Problem statement: Below are entries. Pull out all lines containing "that".

Dataset records:
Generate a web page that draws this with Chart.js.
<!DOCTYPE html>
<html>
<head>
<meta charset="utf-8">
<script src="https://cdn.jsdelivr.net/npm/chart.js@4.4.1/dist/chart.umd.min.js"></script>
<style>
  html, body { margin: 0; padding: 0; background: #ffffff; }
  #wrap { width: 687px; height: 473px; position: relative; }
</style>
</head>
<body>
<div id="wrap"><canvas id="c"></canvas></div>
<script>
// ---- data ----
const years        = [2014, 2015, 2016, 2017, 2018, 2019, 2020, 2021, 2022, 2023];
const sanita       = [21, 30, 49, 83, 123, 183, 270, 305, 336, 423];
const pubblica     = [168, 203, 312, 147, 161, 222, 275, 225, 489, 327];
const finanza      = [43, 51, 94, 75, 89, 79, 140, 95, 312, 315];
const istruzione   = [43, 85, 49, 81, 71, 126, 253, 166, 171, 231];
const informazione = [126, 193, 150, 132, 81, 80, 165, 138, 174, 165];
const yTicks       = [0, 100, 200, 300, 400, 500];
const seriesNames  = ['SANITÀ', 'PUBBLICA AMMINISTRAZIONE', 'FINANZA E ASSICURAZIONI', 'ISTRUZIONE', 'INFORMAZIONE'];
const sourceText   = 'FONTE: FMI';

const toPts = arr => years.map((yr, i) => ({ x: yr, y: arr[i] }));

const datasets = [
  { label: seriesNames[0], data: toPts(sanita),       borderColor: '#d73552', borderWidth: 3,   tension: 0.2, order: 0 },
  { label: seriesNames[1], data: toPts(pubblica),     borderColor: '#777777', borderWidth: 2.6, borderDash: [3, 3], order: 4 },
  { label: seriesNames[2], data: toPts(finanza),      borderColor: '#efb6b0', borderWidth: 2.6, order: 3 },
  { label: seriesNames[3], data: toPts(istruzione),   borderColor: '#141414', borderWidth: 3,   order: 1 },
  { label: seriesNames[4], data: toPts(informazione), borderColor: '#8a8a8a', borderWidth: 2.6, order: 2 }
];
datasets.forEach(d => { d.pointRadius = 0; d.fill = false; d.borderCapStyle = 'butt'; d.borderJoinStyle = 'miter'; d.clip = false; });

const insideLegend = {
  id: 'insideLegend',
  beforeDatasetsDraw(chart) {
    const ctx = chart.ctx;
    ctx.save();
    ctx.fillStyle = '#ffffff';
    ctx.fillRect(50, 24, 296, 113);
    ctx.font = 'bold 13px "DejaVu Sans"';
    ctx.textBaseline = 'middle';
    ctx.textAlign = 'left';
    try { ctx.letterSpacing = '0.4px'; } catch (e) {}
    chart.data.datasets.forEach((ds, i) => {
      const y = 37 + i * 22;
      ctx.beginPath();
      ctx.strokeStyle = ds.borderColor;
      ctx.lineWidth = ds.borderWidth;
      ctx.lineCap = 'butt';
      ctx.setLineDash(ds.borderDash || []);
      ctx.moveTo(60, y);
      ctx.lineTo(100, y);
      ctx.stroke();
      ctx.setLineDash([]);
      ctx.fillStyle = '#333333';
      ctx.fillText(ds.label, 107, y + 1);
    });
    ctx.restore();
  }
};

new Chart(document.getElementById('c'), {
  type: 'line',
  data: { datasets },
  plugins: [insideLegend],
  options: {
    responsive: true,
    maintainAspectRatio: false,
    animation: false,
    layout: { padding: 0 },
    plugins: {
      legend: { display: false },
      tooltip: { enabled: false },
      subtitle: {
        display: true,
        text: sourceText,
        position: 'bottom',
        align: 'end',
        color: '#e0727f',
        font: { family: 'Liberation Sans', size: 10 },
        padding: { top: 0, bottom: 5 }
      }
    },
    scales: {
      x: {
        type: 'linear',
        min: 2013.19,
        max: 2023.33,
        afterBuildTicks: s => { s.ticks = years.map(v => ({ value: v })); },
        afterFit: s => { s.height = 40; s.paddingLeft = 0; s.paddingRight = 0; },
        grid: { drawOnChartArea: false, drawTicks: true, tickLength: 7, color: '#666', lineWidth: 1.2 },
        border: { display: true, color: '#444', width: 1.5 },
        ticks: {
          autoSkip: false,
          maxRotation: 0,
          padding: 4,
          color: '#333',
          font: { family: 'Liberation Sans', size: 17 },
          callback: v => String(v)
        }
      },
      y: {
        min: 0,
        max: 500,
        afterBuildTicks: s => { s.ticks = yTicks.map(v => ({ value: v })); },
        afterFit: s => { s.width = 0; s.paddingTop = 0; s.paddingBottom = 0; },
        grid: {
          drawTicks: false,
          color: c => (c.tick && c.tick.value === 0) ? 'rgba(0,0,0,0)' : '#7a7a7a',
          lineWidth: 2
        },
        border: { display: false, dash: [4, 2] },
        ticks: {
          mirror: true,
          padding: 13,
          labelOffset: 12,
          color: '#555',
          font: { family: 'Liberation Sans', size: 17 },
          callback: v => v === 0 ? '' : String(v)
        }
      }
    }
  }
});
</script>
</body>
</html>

==

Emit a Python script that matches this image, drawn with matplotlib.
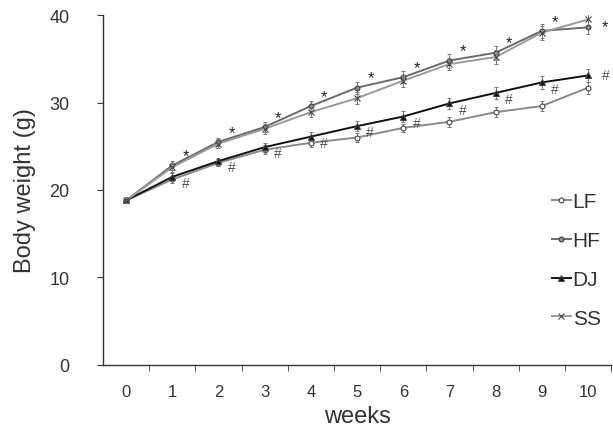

Answer in full:
Generate a web page that draws this with Chart.js.
Emit a Python script that matches this image, drawn with matplotlib.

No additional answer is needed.